* begin Supplied data *
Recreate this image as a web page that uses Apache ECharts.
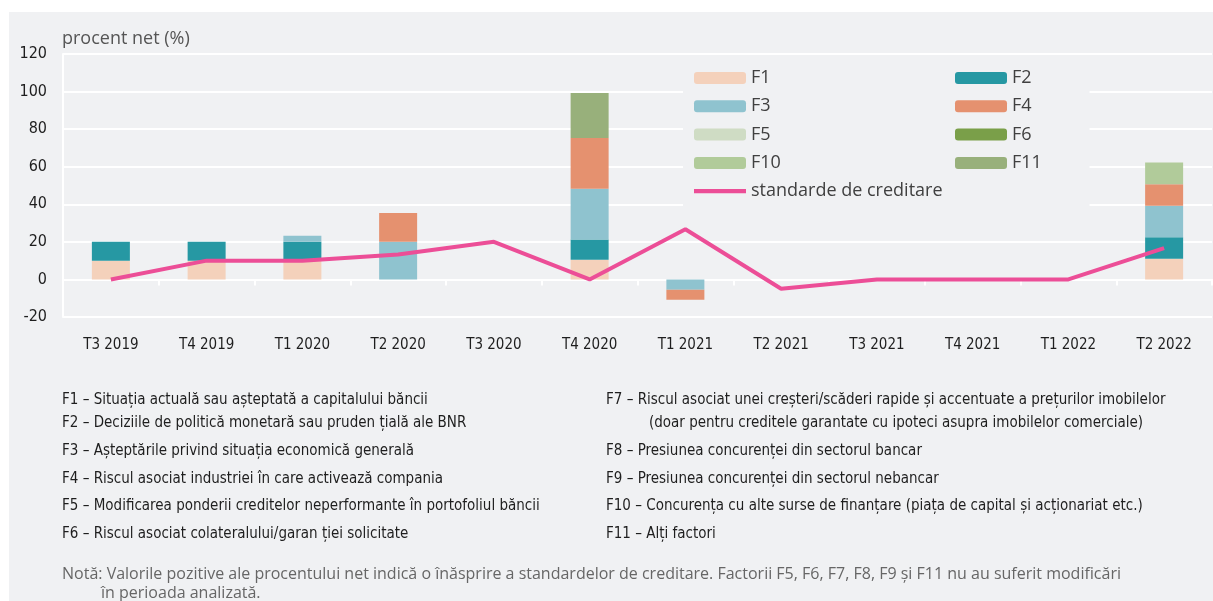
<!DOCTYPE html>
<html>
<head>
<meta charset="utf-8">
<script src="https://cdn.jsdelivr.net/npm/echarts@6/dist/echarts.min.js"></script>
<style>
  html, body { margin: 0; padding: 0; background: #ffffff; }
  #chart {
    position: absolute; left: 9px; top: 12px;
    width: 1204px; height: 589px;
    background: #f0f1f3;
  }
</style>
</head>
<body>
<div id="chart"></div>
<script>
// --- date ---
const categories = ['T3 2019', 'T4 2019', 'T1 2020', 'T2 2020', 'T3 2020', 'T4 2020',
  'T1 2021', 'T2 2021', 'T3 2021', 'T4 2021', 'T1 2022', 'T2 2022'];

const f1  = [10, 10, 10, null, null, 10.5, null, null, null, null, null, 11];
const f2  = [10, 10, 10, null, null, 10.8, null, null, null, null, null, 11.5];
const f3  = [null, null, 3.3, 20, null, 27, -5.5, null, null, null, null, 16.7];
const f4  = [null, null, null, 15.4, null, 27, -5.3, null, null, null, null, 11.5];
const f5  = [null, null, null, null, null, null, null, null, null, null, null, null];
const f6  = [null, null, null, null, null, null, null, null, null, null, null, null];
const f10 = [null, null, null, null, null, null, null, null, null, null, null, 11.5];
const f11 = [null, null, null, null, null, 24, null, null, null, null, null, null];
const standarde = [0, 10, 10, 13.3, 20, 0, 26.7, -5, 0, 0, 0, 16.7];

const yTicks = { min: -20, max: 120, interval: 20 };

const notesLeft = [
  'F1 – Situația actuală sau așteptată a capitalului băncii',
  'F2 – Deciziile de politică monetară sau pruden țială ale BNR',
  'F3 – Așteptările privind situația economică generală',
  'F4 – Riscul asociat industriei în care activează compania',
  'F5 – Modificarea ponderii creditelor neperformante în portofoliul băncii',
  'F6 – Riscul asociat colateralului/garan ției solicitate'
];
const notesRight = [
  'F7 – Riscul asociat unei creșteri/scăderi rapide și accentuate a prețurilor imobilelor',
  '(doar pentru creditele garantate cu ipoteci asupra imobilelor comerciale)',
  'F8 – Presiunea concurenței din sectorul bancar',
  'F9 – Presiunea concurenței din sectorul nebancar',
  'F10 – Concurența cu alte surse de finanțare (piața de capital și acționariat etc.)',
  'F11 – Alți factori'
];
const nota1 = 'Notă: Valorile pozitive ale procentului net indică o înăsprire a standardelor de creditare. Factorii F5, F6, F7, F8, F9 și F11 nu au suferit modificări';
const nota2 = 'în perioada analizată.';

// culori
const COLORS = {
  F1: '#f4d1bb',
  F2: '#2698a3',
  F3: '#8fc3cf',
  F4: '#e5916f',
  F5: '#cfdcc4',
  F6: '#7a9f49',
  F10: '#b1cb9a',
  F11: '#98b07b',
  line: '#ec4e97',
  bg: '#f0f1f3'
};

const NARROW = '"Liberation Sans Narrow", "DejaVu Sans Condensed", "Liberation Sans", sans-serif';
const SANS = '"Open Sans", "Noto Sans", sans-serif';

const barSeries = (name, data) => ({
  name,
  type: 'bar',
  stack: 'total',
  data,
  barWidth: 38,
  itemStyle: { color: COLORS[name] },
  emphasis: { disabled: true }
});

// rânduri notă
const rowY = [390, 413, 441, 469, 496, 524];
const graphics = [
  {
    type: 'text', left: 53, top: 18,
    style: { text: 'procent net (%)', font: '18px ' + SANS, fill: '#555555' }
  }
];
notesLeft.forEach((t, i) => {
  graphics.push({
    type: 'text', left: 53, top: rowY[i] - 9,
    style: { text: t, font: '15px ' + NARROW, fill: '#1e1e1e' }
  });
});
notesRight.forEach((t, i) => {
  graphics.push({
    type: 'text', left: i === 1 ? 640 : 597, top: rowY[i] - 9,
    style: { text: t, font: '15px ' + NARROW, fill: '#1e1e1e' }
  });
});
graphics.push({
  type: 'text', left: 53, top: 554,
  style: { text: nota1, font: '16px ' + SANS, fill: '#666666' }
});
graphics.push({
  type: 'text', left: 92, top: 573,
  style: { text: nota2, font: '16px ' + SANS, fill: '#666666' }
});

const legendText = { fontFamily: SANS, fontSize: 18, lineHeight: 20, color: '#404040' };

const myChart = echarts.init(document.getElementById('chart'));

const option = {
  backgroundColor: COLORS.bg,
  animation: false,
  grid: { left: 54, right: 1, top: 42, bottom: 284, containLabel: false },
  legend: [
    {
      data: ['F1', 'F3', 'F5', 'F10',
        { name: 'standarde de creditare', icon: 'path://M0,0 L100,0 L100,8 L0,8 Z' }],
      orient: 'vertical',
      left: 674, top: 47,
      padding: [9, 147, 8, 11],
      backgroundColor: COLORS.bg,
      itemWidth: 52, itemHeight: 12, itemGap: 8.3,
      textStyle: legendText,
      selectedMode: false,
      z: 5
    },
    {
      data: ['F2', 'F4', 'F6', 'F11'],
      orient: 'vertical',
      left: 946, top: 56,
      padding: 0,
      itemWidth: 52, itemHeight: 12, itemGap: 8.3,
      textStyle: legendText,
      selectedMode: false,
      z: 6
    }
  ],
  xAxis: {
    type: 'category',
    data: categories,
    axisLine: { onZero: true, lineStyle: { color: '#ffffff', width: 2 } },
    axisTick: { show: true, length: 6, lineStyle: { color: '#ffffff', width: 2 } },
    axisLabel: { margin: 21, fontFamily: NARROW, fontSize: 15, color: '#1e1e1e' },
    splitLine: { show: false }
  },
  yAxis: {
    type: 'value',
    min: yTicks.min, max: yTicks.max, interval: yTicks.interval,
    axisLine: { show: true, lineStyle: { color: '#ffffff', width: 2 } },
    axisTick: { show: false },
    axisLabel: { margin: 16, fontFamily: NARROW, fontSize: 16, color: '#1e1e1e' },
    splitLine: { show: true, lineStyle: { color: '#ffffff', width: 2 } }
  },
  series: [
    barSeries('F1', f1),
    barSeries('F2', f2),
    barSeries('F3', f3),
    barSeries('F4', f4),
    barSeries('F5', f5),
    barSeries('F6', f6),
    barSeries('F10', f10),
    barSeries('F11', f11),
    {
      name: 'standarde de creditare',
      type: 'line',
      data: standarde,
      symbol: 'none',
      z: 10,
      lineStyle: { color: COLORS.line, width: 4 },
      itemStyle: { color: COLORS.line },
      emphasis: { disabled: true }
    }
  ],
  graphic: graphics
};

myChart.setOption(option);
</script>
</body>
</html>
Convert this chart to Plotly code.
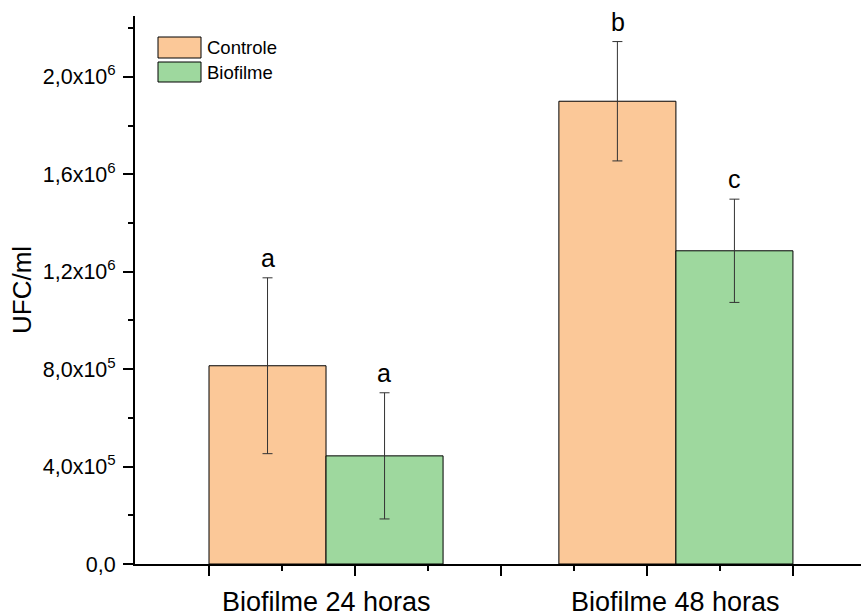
* end Supplied data *
**What to produce:** Write out an exact copy of the listing, first line through the line containing "120, interval: 20", with the pictures left out.

**Response below:**
Recreate this image as a web page that uses Apache ECharts.
<!DOCTYPE html>
<html>
<head>
<meta charset="utf-8">
<script src="https://cdn.jsdelivr.net/npm/echarts@6/dist/echarts.min.js"></script>
<style>
  html, body { margin: 0; padding: 0; background: #ffffff; }
  #chart {
    position: absolute; left: 9px; top: 12px;
    width: 1204px; height: 589px;
    background: #f0f1f3;
  }
</style>
</head>
<body>
<div id="chart"></div>
<script>
// --- date ---
const categories = ['T3 2019', 'T4 2019', 'T1 2020', 'T2 2020', 'T3 2020', 'T4 2020',
  'T1 2021', 'T2 2021', 'T3 2021', 'T4 2021', 'T1 2022', 'T2 2022'];

const f1  = [10, 10, 10, null, null, 10.5, null, null, null, null, null, 11];
const f2  = [10, 10, 10, null, null, 10.8, null, null, null, null, null, 11.5];
const f3  = [null, null, 3.3, 20, null, 27, -5.5, null, null, null, null, 16.7];
const f4  = [null, null, null, 15.4, null, 27, -5.3, null, null, null, null, 11.5];
const f5  = [null, null, null, null, null, null, null, null, null, null, null, null];
const f6  = [null, null, null, null, null, null, null, null, null, null, null, null];
const f10 = [null, null, null, null, null, null, null, null, null, null, null, 11.5];
const f11 = [null, null, null, null, null, 24, null, null, null, null, null, null];
const standarde = [0, 10, 10, 13.3, 20, 0, 26.7, -5, 0, 0, 0, 16.7];

const yTicks = { min: -20, max: 120, interval: 20 };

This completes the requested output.